## Given task
Only the lines from the one containing "Give me the" through the one containing "5.43, 4.93, 4.86];" belong in the answer; copy them exactly and leave out pictures.

## Source records
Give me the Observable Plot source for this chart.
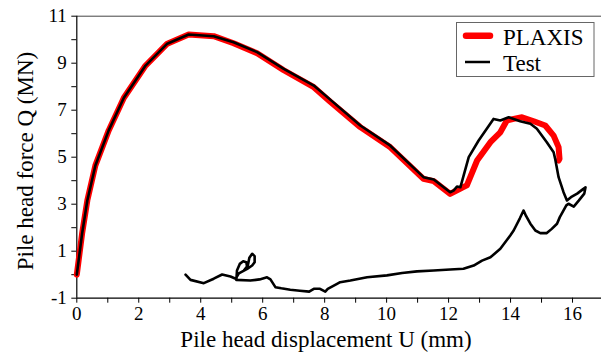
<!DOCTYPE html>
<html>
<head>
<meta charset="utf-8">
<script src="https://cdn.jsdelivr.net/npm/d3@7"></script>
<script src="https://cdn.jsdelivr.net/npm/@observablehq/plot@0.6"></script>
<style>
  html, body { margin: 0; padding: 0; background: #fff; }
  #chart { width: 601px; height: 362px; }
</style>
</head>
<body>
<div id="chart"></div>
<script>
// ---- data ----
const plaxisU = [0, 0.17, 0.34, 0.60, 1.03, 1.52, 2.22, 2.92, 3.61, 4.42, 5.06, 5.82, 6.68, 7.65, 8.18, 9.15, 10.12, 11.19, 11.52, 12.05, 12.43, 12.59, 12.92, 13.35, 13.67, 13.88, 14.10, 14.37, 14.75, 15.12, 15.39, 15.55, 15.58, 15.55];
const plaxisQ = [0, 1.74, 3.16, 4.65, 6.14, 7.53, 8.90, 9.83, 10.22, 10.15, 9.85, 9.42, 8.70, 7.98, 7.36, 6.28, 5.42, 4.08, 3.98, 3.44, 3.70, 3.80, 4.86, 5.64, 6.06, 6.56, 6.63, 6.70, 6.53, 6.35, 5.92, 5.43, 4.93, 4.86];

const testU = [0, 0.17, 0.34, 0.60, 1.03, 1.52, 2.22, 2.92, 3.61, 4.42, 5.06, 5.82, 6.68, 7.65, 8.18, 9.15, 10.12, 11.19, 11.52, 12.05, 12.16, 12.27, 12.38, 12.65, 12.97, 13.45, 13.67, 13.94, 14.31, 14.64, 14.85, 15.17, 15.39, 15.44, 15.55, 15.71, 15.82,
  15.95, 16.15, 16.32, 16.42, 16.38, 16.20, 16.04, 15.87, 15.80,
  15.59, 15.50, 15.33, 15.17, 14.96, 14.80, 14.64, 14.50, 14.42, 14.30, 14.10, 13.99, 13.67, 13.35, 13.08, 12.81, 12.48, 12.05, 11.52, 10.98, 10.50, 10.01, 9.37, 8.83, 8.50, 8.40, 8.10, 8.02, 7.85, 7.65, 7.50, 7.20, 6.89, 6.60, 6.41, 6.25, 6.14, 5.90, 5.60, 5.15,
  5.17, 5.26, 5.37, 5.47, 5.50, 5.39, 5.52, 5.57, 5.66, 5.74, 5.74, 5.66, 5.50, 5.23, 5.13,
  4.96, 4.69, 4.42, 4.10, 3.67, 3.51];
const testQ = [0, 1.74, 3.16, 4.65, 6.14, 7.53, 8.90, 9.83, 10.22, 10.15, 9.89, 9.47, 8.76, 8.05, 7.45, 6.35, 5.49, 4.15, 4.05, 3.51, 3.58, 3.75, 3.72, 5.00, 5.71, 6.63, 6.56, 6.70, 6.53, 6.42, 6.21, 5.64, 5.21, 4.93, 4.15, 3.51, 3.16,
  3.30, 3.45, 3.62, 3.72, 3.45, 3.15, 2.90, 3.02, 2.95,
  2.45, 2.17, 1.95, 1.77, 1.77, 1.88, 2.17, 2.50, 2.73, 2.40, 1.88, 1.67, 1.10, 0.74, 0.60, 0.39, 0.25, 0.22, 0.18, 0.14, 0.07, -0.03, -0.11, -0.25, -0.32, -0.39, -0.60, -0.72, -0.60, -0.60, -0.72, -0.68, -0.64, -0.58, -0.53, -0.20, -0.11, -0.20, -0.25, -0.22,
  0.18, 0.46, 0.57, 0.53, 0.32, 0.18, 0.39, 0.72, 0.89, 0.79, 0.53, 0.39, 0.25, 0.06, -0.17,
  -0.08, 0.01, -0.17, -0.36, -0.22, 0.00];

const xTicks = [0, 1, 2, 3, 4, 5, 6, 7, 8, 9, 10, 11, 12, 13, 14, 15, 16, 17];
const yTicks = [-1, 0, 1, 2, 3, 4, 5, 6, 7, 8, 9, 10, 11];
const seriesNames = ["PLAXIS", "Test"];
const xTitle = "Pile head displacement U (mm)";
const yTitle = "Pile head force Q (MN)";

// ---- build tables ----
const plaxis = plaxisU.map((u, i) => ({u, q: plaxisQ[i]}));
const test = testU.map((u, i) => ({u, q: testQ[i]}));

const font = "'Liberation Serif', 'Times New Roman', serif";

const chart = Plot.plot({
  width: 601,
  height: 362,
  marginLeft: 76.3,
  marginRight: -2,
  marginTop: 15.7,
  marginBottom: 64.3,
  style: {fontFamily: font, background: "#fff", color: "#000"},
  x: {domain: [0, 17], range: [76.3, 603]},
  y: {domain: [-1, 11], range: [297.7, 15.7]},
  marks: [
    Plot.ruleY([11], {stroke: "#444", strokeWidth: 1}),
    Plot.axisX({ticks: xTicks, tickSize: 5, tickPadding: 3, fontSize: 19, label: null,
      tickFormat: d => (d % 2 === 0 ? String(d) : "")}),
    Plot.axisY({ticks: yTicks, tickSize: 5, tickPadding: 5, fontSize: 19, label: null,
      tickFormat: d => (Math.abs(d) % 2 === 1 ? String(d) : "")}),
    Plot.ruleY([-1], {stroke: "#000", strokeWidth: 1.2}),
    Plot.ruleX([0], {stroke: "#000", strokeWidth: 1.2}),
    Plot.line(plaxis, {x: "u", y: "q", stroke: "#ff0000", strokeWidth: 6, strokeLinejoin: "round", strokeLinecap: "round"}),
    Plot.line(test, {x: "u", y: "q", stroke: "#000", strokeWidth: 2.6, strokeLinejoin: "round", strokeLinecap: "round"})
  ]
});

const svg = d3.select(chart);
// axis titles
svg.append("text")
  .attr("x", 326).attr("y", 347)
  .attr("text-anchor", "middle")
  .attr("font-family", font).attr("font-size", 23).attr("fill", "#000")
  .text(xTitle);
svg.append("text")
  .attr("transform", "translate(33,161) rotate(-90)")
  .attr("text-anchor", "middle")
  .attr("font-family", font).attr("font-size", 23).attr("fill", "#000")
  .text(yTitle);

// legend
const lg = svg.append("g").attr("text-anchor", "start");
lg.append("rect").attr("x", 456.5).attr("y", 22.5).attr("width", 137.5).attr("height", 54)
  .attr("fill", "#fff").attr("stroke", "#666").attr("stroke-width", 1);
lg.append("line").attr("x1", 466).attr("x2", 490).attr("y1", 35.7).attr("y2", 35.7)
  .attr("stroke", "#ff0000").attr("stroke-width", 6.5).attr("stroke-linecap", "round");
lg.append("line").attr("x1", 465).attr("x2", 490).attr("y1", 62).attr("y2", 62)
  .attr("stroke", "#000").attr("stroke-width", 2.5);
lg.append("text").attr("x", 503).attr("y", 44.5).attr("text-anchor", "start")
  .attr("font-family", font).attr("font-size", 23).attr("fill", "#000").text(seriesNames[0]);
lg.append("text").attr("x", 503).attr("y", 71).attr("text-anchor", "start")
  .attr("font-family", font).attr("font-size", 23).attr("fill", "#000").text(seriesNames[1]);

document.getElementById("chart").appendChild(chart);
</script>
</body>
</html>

* * *

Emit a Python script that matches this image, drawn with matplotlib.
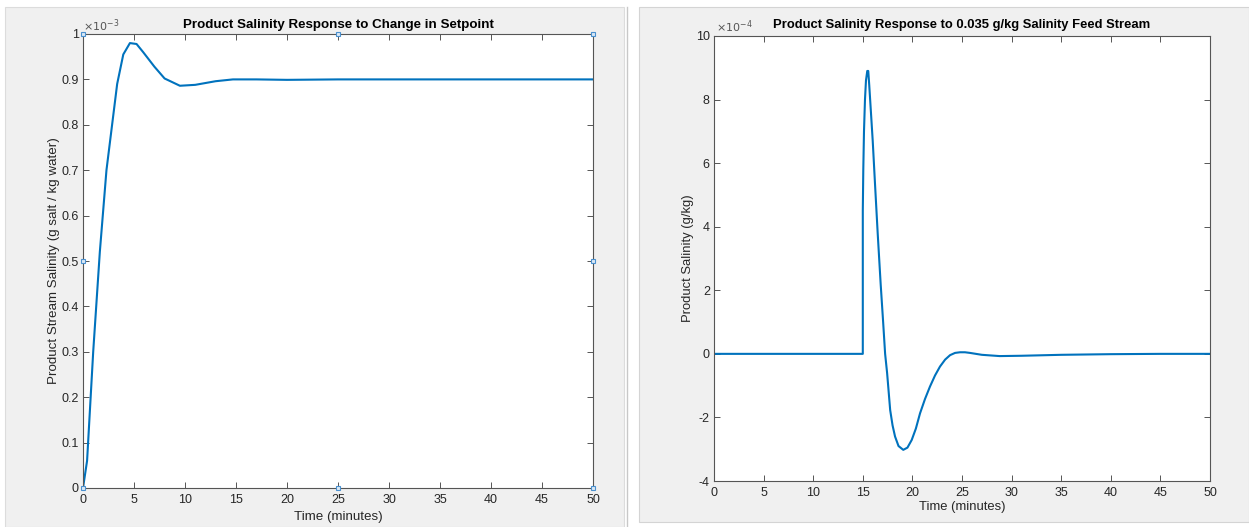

## Solution
Give me the Observable Plot source for this chart.
<!DOCTYPE html>
<html>
<head>
<meta charset="utf-8">
<script src="https://cdn.jsdelivr.net/npm/d3@7"></script>
<script src="https://cdn.jsdelivr.net/npm/@observablehq/plot@0.6"></script>
<style>
  html, body { margin: 0; padding: 0; background: #fff; }
  #chart { width: 601px; height: 362px; }
</style>
</head>
<body>
<div id="chart"></div>
<script>
// ---- data ----
const plaxisU = [0, 0.17, 0.34, 0.60, 1.03, 1.52, 2.22, 2.92, 3.61, 4.42, 5.06, 5.82, 6.68, 7.65, 8.18, 9.15, 10.12, 11.19, 11.52, 12.05, 12.43, 12.59, 12.92, 13.35, 13.67, 13.88, 14.10, 14.37, 14.75, 15.12, 15.39, 15.55, 15.58, 15.55];
const plaxisQ = [0, 1.74, 3.16, 4.65, 6.14, 7.53, 8.90, 9.83, 10.22, 10.15, 9.85, 9.42, 8.70, 7.98, 7.36, 6.28, 5.42, 4.08, 3.98, 3.44, 3.70, 3.80, 4.86, 5.64, 6.06, 6.56, 6.63, 6.70, 6.53, 6.35, 5.92, 5.43, 4.93, 4.86];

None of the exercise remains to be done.